Each of STRAIN’s levels is encoded into my brain right there next to the Konami code and every line of dialogue from that Kevin Costner Robin Hood movie I watched 100 times as a kid. The Alpha Dog Alliance not only managed to keep techbases interesting for a solid 32-map megaWAD, they also came up with enough variety in the formula that each of them stands out from the crowd. And still the project gels together wonderfully because of the distinct look of Base Daro, and the real sense of progression Patterson insisted on.
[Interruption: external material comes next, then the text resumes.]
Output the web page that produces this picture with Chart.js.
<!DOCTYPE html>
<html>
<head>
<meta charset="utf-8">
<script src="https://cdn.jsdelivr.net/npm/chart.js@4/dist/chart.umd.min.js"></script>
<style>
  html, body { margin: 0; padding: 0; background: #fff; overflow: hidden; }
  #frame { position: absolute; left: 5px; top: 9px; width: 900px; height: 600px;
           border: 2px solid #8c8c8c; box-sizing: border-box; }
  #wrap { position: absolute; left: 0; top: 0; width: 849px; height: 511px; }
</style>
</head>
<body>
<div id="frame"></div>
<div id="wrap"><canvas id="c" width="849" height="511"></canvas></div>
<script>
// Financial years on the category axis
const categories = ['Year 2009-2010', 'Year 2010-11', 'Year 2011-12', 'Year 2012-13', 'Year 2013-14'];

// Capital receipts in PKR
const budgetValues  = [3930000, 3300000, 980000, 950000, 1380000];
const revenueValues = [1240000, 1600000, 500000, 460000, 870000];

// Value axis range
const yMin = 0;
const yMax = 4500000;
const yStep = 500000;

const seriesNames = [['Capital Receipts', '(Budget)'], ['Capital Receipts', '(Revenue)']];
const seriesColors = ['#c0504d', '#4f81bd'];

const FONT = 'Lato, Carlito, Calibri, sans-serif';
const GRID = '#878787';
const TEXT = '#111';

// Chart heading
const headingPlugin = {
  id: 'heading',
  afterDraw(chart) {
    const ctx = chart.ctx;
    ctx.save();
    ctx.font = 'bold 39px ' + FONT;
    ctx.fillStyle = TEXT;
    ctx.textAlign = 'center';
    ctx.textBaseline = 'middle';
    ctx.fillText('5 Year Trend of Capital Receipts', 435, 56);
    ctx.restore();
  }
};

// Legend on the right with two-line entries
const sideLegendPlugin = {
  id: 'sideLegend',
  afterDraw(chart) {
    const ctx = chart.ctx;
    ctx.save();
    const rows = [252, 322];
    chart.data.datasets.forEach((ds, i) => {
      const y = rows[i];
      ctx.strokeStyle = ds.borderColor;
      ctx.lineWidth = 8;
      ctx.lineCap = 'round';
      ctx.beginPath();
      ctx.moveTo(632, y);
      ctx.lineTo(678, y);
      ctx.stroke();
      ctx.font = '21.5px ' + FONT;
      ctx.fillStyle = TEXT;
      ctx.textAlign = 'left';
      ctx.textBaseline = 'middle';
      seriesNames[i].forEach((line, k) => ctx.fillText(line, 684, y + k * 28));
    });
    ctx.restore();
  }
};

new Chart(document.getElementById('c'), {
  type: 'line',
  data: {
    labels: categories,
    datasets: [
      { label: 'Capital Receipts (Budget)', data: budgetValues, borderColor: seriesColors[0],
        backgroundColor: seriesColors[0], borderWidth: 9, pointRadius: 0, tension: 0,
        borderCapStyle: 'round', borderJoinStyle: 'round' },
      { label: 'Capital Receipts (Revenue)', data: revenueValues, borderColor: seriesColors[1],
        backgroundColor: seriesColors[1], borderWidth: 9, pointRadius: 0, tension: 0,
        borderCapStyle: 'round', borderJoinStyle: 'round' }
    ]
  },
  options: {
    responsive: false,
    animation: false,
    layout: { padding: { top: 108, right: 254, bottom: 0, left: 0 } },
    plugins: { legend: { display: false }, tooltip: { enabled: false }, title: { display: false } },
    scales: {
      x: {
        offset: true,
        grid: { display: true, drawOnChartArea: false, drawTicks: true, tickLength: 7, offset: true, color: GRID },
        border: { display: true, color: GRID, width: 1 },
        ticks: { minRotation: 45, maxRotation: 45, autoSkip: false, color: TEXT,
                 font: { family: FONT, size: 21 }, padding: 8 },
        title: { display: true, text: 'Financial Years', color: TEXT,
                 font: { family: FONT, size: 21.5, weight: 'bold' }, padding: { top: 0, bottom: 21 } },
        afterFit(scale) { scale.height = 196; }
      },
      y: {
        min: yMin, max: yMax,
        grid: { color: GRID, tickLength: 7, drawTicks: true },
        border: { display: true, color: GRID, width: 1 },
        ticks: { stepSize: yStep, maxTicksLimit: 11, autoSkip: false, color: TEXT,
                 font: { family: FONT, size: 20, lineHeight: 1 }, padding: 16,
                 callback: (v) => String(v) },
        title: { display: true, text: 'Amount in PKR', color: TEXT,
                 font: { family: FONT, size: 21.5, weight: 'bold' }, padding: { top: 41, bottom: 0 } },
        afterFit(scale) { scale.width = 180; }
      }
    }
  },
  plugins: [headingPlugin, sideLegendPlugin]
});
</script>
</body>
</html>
Continuous play was clearly a priority for STRAIN, with weapons like the rocket launcher and beyond not being doled out until about halfway through the WAD. Likewise, new enemies are introduced at a trickle so that each one you encounter is a surprise and thrill. The pacing of STRAIN gives it the feel of a mystery slowly unraveling, or a horrible truth coming to light. The music, at times sad, at times creepy, and at times full of a wild energy, heightens every step of the journey. And that’s what it is — a journey — so much more so than any other mapset I’ve played.
STRAIN is a complete package, to me the most well-rounded WAD out there. A proper Doom II sequel. Even twenty years after I discovered it it still inspires my own mapping, still delights with its new villains and gadgets, still captivates with its sense of isolation and desperation. And still leaves me wondering how Doomguy got out of this particular jam. Of all the dire situations he’s been placed in, the end of STRAIN seems like it might have been the worst. I hope the dude is okay up there.
Thank you to all those who have read my reviews over the last ten years. I’ll see you on a moonbase out there somewhere.